Week 12 – Easter! Hosted by Reina and the Bluth family
- christinanolan
- Mar 31, 2016
- 3 min read
At this point, let’s just say the week number is more of a guideline and a way to keep track, as opposed to the actual corresponding week of the year. I’m still committed to doing 52 posts before year end, but getting these out in a timely fashion has proven to be a difficult task. Taking baths and Netflix are pretty time consuming. In fact, I’d get a lot more writing done if I could take my laptop in for a soak. Electrocution be damned. Also, starting on April 1st I am participating in an 8 week weight loss challenge, but fear not! Cheese nights won’t suffer. Only I will suffer. I am the April fool.

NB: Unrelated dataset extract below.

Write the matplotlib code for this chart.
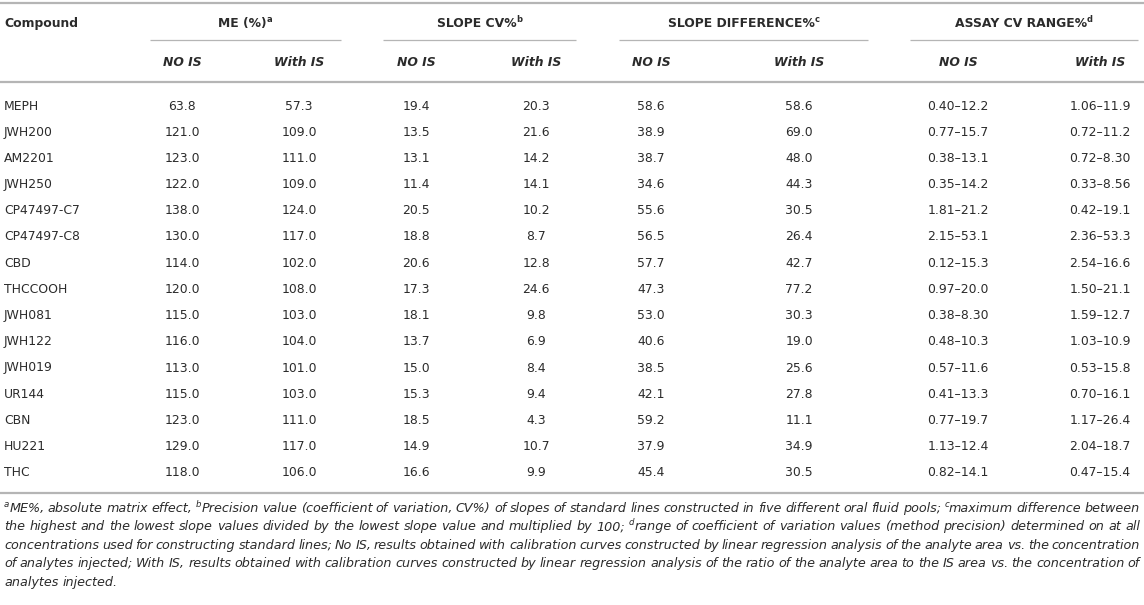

Easter is one of those holidays where if you’re an adult without kids the magic is kind of lost (I’d say that applies to Halloween, except no one loves candy and an excuse to dress up more than I do, but even Christmas falls into that weird holiday limbo). So this year, like many before it, I totally forgot. Thankfully, Reina, the hostess with the mostess, had me over to participate in her families festivities, which included an Easter egg hunt, puzzles, and of course baskets. The Easter bunny even left a basket for me (which I failed to take a photo of, guess I was too busy tearing into my candy and swag).

Someone had a waffle ala Leslie Knope
For our Easter cheese plate we had four cheeses, a Tillamook Cheddar, a Blarney Castle mild Gouda, a Denmark’s cream Havarti, and a goat cheese mixed with marmalade. I’m only going to write about the Gouda and Havarti; I plan on making a field trip out to the Tillamook cheese factory this summer and will do a whole post on that, and the goat cheese was the same from week 9.
Havarti hails from Denmark, named after Havarthigaard, the farm where it was first produced. It’s a semi-soft cow’s milk cheese aged for three months. It’s made like most cheeses; adding the rennet to the cheese to curdle, then pressed into cheese molds, and drained for aging. Havarti is a washed-curd cheese, something the Dutch are famous for, which is a process used for bringing out the sweetness of a cheese. How you ask? Adding water pulls lactose out of the curd, and since the bacteria in the cheese no longer has ‘food’ (lactose), it stops producing acid. In addition, a cream Havarti (as opposed to a regular Havarti), has extra cream infused.

Havarti is an 'interior-ripened' cheese with small holes called eyes (think Swiss cheese). Soft cheeses fall into two categories based on the rind: surface-ripened cheeses, and interior-ripened cheeses. Surface-ripened cheeses and covered with a thin layer of a white down or mold (like a Brie), while interior-ripened cheeses are washed in brine to keep the moisture and softness of the cheese (like Muenster). Eyes are caused by bubbles of carbon dioxide gas produced by bacteria in the cheese.
The Havarti was probably my favorite on the plate (although the goat cheese and marmalade is still pretty winner) which is surprising because I thought of Havarti as one of those cheeses you've had a million times and know what to expect. But the buttery taste and the melt in your mouth quality had me not wanting to pair it with anything to savor the delicate flavor.
I've reviewed a few different Gouda's now, a 'regular', an extra aged, and a 1,000 day Gouda, and the Blarney Castle mild Gouda isn't like any one of them. I was actually surprised to find out it was a Gouda after trying it. Unsurprisingly, this is an Irish cheese, from the Blarney region, made from grass fed cows milk. Using no additives or flavoring, this cheese is 100% natural. There's not as much history on this cheese on the Internet as I would like, their official webpage says (in regards to their grasslands), "To protect one of the richest herds and most prosperous pastures of the time, Blarney Castle was built." A lofty statement with zero evidence to corroborate it on the web.
All of the other Gouda's I've reviewed so far have had similar qualities, sharp, salty, crumbly, a little nutty. This one was soft (in texture and in taste) and subtle. This cheese pairs well with a full-bodied wine, such as a Cabernet Sauvignon.